▶ Exercise description
Go through the entries below and pick out every line with "image".

▶ The records
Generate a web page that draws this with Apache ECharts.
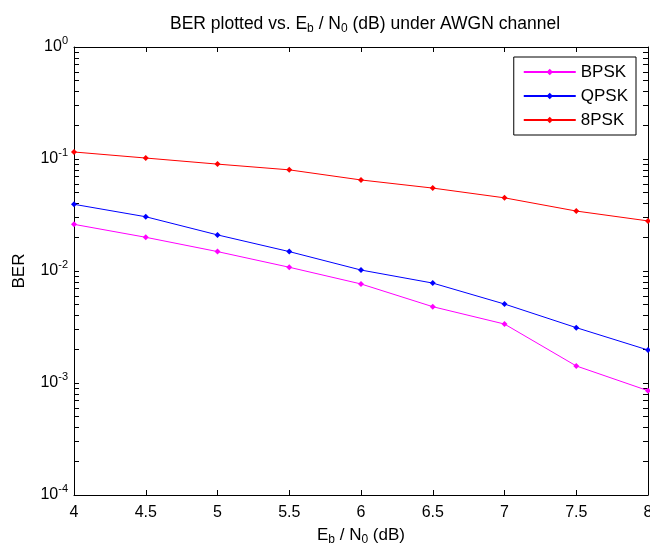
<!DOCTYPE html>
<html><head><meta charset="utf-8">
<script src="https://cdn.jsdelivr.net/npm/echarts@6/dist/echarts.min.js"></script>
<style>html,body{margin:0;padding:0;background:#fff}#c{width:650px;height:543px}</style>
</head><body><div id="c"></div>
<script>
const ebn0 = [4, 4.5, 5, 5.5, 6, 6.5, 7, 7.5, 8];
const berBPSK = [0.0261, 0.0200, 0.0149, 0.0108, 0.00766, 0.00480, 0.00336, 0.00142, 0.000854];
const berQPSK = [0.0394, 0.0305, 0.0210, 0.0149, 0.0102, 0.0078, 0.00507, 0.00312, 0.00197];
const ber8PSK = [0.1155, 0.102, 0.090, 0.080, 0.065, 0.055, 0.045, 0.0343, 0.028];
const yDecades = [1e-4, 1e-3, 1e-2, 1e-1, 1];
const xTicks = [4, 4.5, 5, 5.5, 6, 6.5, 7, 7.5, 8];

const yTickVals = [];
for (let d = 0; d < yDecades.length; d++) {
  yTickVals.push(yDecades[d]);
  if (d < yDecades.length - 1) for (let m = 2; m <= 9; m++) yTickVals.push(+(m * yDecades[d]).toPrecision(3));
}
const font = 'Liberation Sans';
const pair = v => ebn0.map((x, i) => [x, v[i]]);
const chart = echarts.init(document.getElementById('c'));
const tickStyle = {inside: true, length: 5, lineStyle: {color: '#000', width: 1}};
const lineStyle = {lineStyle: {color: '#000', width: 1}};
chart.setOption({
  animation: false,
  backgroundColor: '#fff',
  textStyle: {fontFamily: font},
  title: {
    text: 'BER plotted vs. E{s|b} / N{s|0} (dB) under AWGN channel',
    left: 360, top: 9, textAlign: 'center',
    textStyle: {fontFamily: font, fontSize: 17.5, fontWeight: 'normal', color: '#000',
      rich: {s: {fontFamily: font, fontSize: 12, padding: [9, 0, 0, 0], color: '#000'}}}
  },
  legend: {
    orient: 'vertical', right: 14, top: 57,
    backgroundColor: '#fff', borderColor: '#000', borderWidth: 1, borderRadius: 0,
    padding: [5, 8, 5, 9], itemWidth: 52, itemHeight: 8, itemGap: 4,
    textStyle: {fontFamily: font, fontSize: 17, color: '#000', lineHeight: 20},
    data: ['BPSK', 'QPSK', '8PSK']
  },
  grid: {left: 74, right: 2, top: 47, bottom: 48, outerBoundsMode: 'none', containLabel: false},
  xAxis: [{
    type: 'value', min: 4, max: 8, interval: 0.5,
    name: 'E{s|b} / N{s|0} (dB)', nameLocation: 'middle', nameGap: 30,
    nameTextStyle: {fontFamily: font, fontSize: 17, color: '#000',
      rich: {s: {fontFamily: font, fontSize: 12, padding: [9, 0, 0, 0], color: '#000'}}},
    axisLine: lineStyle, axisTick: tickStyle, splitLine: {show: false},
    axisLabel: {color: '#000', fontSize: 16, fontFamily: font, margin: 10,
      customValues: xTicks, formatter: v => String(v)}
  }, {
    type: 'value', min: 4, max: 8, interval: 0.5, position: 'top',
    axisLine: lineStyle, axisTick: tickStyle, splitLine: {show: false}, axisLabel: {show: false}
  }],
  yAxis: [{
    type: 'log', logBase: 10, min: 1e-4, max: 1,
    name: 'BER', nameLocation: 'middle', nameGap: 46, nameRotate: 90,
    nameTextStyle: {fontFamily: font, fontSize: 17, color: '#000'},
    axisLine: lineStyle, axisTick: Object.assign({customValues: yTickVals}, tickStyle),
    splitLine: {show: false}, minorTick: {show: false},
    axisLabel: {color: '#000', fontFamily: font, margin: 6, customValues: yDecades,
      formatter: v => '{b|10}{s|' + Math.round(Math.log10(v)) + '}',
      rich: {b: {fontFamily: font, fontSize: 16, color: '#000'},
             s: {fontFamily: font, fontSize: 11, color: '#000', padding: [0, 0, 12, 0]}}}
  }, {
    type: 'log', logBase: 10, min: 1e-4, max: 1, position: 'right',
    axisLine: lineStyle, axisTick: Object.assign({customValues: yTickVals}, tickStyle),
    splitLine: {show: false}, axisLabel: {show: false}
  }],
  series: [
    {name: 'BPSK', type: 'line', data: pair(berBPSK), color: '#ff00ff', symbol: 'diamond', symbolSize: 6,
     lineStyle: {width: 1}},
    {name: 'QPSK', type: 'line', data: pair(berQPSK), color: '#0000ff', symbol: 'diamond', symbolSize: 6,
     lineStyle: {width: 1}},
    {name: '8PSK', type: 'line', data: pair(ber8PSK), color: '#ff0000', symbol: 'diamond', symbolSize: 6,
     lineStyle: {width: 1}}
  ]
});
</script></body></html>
==
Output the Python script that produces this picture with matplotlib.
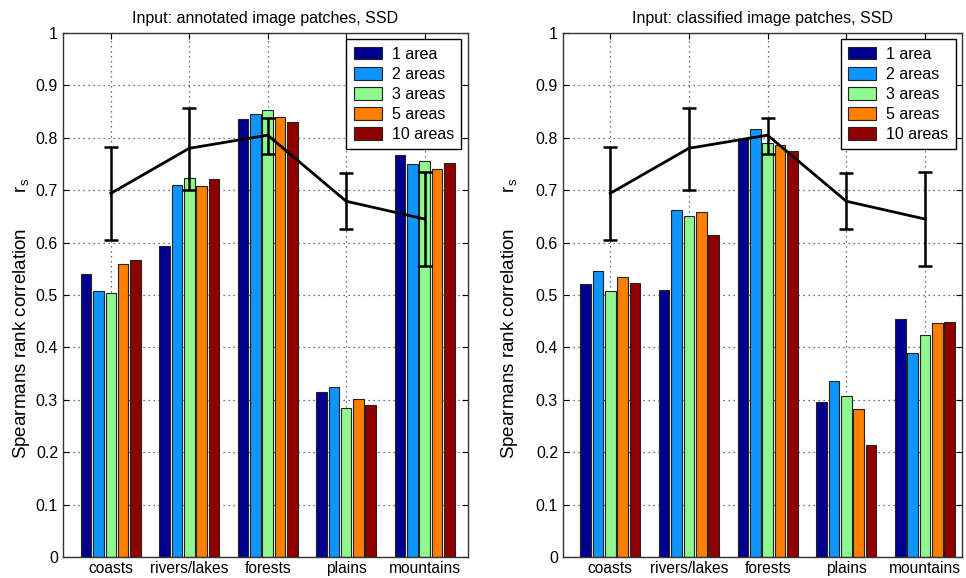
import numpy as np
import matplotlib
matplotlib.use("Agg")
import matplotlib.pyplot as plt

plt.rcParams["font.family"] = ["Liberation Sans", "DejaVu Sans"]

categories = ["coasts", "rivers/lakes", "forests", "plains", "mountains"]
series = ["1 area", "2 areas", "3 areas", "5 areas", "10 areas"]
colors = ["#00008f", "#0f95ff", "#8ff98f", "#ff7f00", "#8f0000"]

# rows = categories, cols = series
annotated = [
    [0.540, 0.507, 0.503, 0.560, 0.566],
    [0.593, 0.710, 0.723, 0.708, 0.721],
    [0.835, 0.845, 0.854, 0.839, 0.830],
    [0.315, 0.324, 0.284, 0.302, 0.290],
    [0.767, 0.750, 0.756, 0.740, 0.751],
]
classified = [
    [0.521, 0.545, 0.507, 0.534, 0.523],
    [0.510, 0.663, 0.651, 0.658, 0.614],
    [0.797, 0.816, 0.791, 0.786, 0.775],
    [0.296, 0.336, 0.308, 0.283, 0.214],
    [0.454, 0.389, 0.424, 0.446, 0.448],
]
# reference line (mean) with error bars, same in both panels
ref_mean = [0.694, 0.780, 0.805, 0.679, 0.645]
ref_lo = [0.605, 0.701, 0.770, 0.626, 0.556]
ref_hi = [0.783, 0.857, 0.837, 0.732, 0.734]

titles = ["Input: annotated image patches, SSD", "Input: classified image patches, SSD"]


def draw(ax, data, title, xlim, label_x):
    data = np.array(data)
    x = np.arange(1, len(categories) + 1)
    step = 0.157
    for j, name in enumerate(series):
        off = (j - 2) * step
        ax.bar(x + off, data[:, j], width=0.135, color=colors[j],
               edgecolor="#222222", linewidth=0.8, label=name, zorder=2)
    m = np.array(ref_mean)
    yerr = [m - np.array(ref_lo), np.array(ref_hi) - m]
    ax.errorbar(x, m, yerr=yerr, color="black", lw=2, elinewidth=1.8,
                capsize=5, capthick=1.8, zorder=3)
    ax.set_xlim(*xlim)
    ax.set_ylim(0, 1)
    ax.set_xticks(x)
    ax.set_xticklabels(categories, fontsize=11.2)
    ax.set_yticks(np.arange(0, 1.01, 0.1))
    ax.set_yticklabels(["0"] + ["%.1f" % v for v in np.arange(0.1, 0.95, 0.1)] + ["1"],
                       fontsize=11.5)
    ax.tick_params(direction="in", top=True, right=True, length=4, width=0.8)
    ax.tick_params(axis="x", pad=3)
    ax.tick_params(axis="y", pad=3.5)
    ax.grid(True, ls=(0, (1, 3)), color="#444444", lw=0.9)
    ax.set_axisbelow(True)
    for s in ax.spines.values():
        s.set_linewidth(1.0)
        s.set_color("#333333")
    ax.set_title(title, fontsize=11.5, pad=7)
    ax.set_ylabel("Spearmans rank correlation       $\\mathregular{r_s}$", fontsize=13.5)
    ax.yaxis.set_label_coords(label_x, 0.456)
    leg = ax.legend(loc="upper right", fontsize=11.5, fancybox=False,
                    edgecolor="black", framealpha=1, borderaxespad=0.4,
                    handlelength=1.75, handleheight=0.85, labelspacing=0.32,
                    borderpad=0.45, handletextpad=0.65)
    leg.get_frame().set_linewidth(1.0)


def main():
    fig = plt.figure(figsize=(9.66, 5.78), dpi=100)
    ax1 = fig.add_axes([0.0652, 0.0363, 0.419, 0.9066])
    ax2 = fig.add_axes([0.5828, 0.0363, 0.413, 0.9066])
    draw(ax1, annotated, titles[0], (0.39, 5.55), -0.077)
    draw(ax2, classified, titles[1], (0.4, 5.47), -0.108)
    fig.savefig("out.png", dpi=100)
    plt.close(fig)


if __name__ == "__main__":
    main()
* * *
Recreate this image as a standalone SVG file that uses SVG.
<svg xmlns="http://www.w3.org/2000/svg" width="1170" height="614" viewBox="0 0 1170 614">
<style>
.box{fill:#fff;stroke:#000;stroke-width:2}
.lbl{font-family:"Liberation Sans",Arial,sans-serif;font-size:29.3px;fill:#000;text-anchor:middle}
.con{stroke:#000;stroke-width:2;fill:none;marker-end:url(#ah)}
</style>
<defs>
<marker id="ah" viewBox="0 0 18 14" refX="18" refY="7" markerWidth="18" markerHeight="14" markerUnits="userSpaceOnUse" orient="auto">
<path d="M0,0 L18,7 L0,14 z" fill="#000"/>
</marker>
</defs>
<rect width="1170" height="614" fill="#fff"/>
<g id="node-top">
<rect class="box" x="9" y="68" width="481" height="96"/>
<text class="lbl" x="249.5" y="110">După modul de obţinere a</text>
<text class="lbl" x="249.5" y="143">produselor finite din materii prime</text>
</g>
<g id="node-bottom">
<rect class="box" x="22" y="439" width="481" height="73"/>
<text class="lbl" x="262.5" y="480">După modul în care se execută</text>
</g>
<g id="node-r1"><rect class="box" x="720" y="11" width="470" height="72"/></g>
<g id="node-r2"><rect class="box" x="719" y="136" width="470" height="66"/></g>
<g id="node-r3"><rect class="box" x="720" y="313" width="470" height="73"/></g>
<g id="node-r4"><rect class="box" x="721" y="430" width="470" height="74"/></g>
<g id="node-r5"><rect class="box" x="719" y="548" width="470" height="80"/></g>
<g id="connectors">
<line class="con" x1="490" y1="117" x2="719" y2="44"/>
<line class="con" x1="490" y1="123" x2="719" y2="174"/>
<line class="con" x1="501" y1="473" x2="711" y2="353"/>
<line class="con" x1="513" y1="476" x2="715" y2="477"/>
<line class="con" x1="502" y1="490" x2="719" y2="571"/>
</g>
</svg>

▶ The output
titles = ["Input: annotated image patches, SSD", "Input: classified image patches, SSD"]
Recreate this image as a standalone SVG file that uses SVG.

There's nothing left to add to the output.